*Your objective*.
Print the listing from its top line through the line containing "import numpy as np", nothing more, and leave out the pictures.

*Data shown*.
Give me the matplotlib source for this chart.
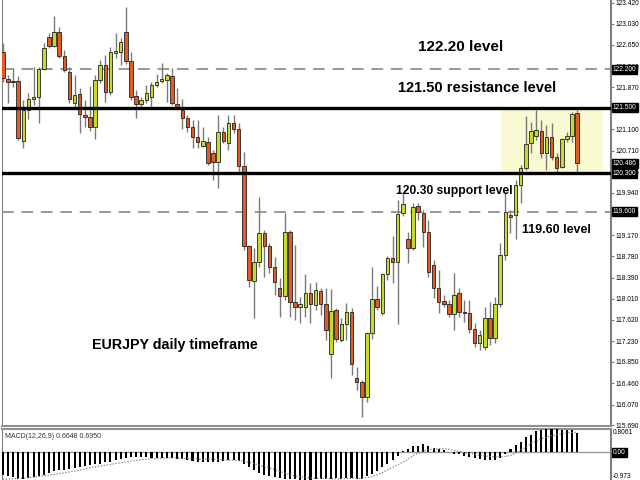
import matplotlib
matplotlib.use("Agg")
import matplotlib.pyplot as plt
import matplotlib.transforms as mtransforms
from matplotlib.patches import Rectangle
import numpy as np

# daily candles (oldest first)
opens = [122.52, 122.02, 121.99, 121.99, 120.89, 121.46, 121.66, 121.69, 122.21, 122.79,
         122.63, 122.88, 122.44, 122.15, 121.58, 121.75, 121.37, 121.33, 121.15, 122.00,
         122.28, 121.79, 122.50, 122.52, 122.88, 122.35, 121.71, 121.57, 121.64, 121.69,
         121.91, 121.99, 122.00, 122.08, 121.57, 121.46, 121.31, 121.15, 120.96, 120.80,
         120.87, 120.67, 120.51, 121.05, 120.85, 121.22, 121.11, 120.43, 118.97, 118.33,
         118.68, 119.21, 118.97, 118.59, 118.20, 118.06, 119.23, 117.95, 117.86, 117.86,
         118.11, 117.89, 118.15, 117.91, 117.00, 117.80, 117.25, 117.54, 117.76, 116.56,
         116.48, 116.21, 117.38, 118.00, 117.75, 118.46, 118.75, 118.68, 119.57, 119.10,
         118.93, 119.70, 119.57, 119.23, 118.62, 118.20, 117.96, 117.91, 117.73, 118.11,
         117.76, 117.75, 117.45, 117.20, 117.12, 117.65, 117.29, 117.91, 118.81, 119.54,
         119.54, 120.09, 120.40, 120.85, 120.99, 121.07, 120.67, 120.96, 120.60, 120.41,
         120.93, 120.98, 121.40]
highs = [122.68, 122.10, 122.22, 122.08, 121.64, 121.77, 122.24, 122.24, 122.68, 122.86,
         123.17, 122.97, 122.55, 122.24, 122.10, 121.86, 121.64, 121.89, 122.10, 122.37,
         122.46, 122.61, 122.86, 122.77, 123.34, 122.52, 121.82, 121.69, 121.91, 121.97,
         122.12, 122.32, 122.13, 122.22, 121.86, 121.66, 121.37, 121.27, 121.27, 121.15,
         120.96, 120.73, 121.37, 121.15, 121.37, 121.37, 121.22, 120.69, 118.99, 118.93,
         119.87, 119.26, 119.03, 118.77, 118.39, 119.57, 119.26, 118.99, 118.04, 118.46,
         118.29, 118.31, 118.20, 118.20, 118.18, 117.84, 117.65, 117.93, 117.84, 116.76,
         116.52, 117.40, 118.59, 118.24, 118.48, 118.79, 119.15, 119.81, 119.94, 119.23,
         119.76, 119.76, 119.63, 119.45, 118.71, 118.53, 118.07, 117.98, 118.48, 118.20,
         117.98, 117.98, 117.56, 117.43, 117.85, 117.95, 118.04, 119.03, 119.96, 119.63,
         120.18, 120.45, 121.35, 121.24, 121.46, 121.27, 121.18, 121.22, 120.67, 120.94,
         121.05, 121.42, 121.46]
lows = [121.97, 121.58, 121.88, 120.91, 120.76, 121.29, 121.55, 121.22, 122.19, 122.59,
        122.61, 122.41, 122.15, 121.58, 121.51, 121.04, 121.15, 121.07, 120.93, 121.95,
        121.60, 121.73, 122.41, 122.28, 122.30, 121.64, 121.31, 121.51, 121.58, 121.51,
        121.88, 121.95, 121.60, 121.55, 121.46, 121.11, 121.05, 120.76, 120.76, 120.78,
        120.45, 120.18, 120.03, 120.85, 120.73, 121.04, 120.32, 118.90, 118.22, 117.65,
        118.59, 118.40, 118.48, 118.07, 117.67, 117.98, 117.67, 117.62, 117.56, 117.67,
        117.56, 117.80, 117.71, 117.25, 116.56, 117.22, 117.22, 117.25, 116.61, 116.34,
        115.84, 116.12, 117.27, 117.80, 117.71, 118.35, 118.29, 117.54, 119.52, 118.66,
        118.90, 119.45, 118.95, 118.40, 118.02, 117.75, 117.86, 117.67, 117.43, 117.67,
        117.58, 117.38, 117.13, 117.07, 117.07, 117.16, 117.20, 117.86, 118.71, 119.21,
        119.10, 119.76, 120.36, 120.67, 120.91, 120.58, 120.36, 120.54, 120.32, 120.40,
        120.87, 120.87, 120.32]
closes = [122.04, 121.97, 121.97, 120.94, 121.46, 121.66, 121.69, 122.21, 122.59, 122.63,
          122.88, 122.44, 122.19, 121.66, 121.73, 121.38, 121.33, 121.15, 122.00, 122.28,
          121.79, 122.52, 122.53, 122.70, 122.35, 121.69, 121.57, 121.64, 121.77, 121.91,
          121.97, 122.02, 122.10, 121.58, 121.49, 121.31, 121.15, 120.96, 120.87, 120.89,
          120.49, 120.51, 121.05, 120.89, 121.22, 121.11, 120.43, 118.97, 118.35, 118.68,
          119.21, 118.97, 118.59, 118.31, 118.06, 119.23, 117.95, 117.86, 117.91, 118.11,
          117.91, 118.17, 117.91, 117.43, 117.78, 117.27, 117.54, 117.76, 116.81, 116.48,
          116.21, 117.38, 118.00, 117.86, 118.46, 118.75, 118.68, 119.55, 119.74, 118.93,
          119.68, 119.59, 119.23, 118.50, 118.20, 117.95, 117.91, 117.73, 118.07, 117.76,
          117.75, 117.45, 117.20, 117.34, 117.65, 117.29, 117.91, 118.81, 119.59, 119.50,
          120.09, 120.40, 120.83, 121.07, 121.09, 120.67, 120.96, 120.60, 120.40, 120.93,
          120.98, 121.38, 120.486]

# MACD(12,26,9) main bars and dotted signal line
macd = [-0.79, -0.85, -0.88, -0.93, -0.93, -0.91, -0.88, -0.85, -0.79, -0.73,
        -0.67, -0.64, -0.61, -0.58, -0.55, -0.52, -0.48, -0.45, -0.42, -0.40,
        -0.36, -0.33, -0.28, -0.24, -0.21, -0.18, -0.18, -0.18, -0.18, -0.19,
        -0.21, -0.21, -0.22, -0.22, -0.23, -0.24, -0.27, -0.30, -0.33, -0.34,
        -0.33, -0.33, -0.33, -0.30, -0.28, -0.28, -0.30, -0.40, -0.52, -0.64,
        -0.73, -0.79, -0.85, -0.88, -0.92, -0.95, -0.93, -0.95, -0.97, -0.973,
        -0.96, -0.95, -0.94, -0.93, -0.94, -0.92, -0.93, -0.92, -0.90, -0.93,
        -0.93, -0.85, -0.75, -0.65, -0.52, -0.40, -0.28, -0.15, 0.05, 0.12,
        0.21, 0.23, 0.28, 0.23, 0.16, 0.11, 0.06, 0.01, -0.06, -0.08,
        -0.12, -0.18, -0.22, -0.25, -0.28, -0.28, -0.27, -0.21, -0.06, 0.12,
        0.24, 0.36, 0.52, 0.61, 0.73, 0.76, 0.8061, 0.79, 0.79, 0.78,
        0.77, 0.78, 0.6648]
signal = [-0.95, -0.94, -0.93, -0.92, -0.91, -0.89, -0.87, -0.85, -0.82, -0.80,
          -0.78, -0.75, -0.72, -0.69, -0.66, -0.63, -0.59, -0.55, -0.52, -0.49,
          -0.46, -0.43, -0.40, -0.37, -0.34, -0.31, -0.29, -0.27, -0.25, -0.23,
          -0.22, -0.21, -0.21, -0.20, -0.20, -0.21, -0.22, -0.23, -0.24, -0.25,
          -0.24, -0.25, -0.26, -0.27, -0.28, -0.28, -0.29, -0.31, -0.35, -0.40,
          -0.45, -0.50, -0.55, -0.61, -0.67, -0.73, -0.79, -0.83, -0.86, -0.88,
          -0.90, -0.91, -0.92, -0.92, -0.93, -0.93, -0.93, -0.92, -0.92, -0.92,
          -0.91, -0.89, -0.86, -0.79, -0.71, -0.62, -0.53, -0.44, -0.35, -0.26,
          -0.12, -0.04, 0.03, 0.08, 0.11, 0.12, 0.12, 0.10, 0.06, 0.02,
          -0.02, -0.05, -0.08, -0.11, -0.13, -0.15, -0.16, -0.16, -0.15, -0.12,
          -0.04, 0.06, 0.17, 0.29, 0.38, 0.46, 0.52, 0.57, 0.61, 0.64,
          0.67, 0.68, 0.695]

price_ticks = [123.420, 123.030, 122.650, 122.260, 121.870, 121.480, 121.100, 120.710,
               120.320, 119.940, 119.550, 119.170, 118.780, 118.390, 118.010, 117.620,
               117.230, 116.850, 116.460, 116.070, 115.690]
boxed_levels = [122.200, 121.500, 120.486, 120.300, 119.600]
resistance, support = 121.50, 120.30
upper_level, lower_level = 122.20, 119.60

green = "#c6da2c"
red = "#e65a22"
label_font = "Liberation Sans"

fig = plt.figure(figsize=(6.4, 4.8), dpi=100)
ax = fig.add_axes([2 / 640, 54 / 480, 609 / 640, 426 / 480])
axm = fig.add_axes([2 / 640, 0, 609 / 640, 51 / 480])

n = len(opens)
idx = np.arange(n)
o = np.array(opens)
c = np.array(closes)

# --- price panel ---
ax.add_patch(Rectangle((97.2, support), 19.9, resistance - support,
                       facecolor="#fafad2", edgecolor="none", zorder=0))
ax.axhline(upper_level, color="#999999", lw=1.4, ls=(0, (6, 4)), zorder=1)
ax.axhline(lower_level, color="#999999", lw=1.4, ls=(0, (6, 4)), zorder=1)

ax.vlines(idx, lows, highs, color="#7a7a7a", lw=1, zorder=2)
body_bottom = np.minimum(o, c)
body_height = np.maximum(np.abs(c - o), 0.012)
colours = [green if cl >= op else red for op, cl in zip(o, c)]
ax.bar(idx, body_height, bottom=body_bottom, width=0.68, color=colours,
       edgecolor="#222222", linewidth=0.6, zorder=3)

ax.axhline(resistance, color="black", lw=2.4, zorder=4)
ax.axhline(support, color="black", lw=2.4, zorder=4)

txt = dict(fontweight="bold", color="black", family=label_font, va="center", ha="left", zorder=5)
ax.text(80.9, 122.61, "122.20 level", fontsize=11, **txt)
ax.text(77.1, 121.86, "121.50 resistance level", fontsize=10.5, **txt)
ax.text(76.7, 119.97, "120.30 support level", fontsize=8.7, **txt)
ax.text(101.2, 119.26, "119.60 level", fontsize=9, **txt)
ax.text(17.4, 117.16, "EURJPY daily timeframe", fontsize=10.3, **txt)

ax.set_xlim(-0.15, 118.6)
ax.set_ylim(115.68, 123.467)
ax.set_xticks([])
ax.yaxis.tick_right()
ax.set_yticks(price_ticks)
ax.set_yticklabels([f"{t:.3f}" for t in price_ticks], family=label_font)
ax.tick_params(axis="y", length=2, width=0.8, color="#808080", labelsize=4.8, pad=1)
ax.spines["top"].set_visible(False)
ax.spines["left"].set_color("#808080")
ax.spines["right"].set_color("#808080")
ax.spines["right"].set_linewidth(1.5)
ax.spines["bottom"].set_color("#909090")
ax.spines["bottom"].set_linewidth(1.5)

trans = mtransforms.blended_transform_factory(ax.transAxes, ax.transData)
for lv in boxed_levels:
    ax.text(1.003, lv, f"{lv:.3f}", transform=trans, fontsize=4.8, color="white",
            family=label_font, va="center", ha="left", clip_on=False, zorder=6,
            bbox=dict(boxstyle="square,pad=0.15", facecolor="black", edgecolor="black"))

# --- MACD panel ---
axm.bar(idx, macd, width=0.4, color="black", zorder=3)
axm.plot(idx, signal, color="#777777", lw=0.8, ls=(0, (1.2, 1.5)), zorder=4)
axm.axhline(0, color="#999999", lw=1, zorder=2)
axm.set_xlim(-0.15, 118.6)
axm.set_ylim(-0.973, 0.8061)
axm.set_xticks([])
axm.set_yticks([])
axm.spines["bottom"].set_visible(False)
axm.spines["left"].set_color("#808080")
axm.spines["right"].set_color("#808080")
axm.spines["right"].set_linewidth(1.5)
axm.spines["top"].set_color("#909090")
axm.spines["top"].set_linewidth(1.5)
axm.text(0.005, 0.86, "MACD(12,26,9) 0.6648 0.6950", transform=axm.transAxes,
         fontsize=5, color="#333333", family=label_font, va="center", ha="left")
mtrans = mtransforms.blended_transform_factory(axm.transAxes, axm.transData)
axm.text(1.003, 0.8061, "0.8061", transform=mtrans, fontsize=4.8, family=label_font,
         va="top", ha="left", clip_on=False)
axm.text(1.003, 0.0, "0.00", transform=mtrans, fontsize=4.8, family=label_font, color="white",
         va="center", ha="left", clip_on=False,
         bbox=dict(boxstyle="square,pad=0.15", facecolor="black", edgecolor="black"))
axm.text(1.003, -0.973, "-0.973", transform=mtrans, fontsize=4.8, family=label_font,
         va="bottom", ha="left", clip_on=False)

fig.savefig("out.png", dpi=100)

*Expected answer*.
Give me the matplotlib source for this chart.
import matplotlib
matplotlib.use("Agg")
import matplotlib.pyplot as plt
import matplotlib.transforms as mtransforms
from matplotlib.patches import Rectangle
import numpy as np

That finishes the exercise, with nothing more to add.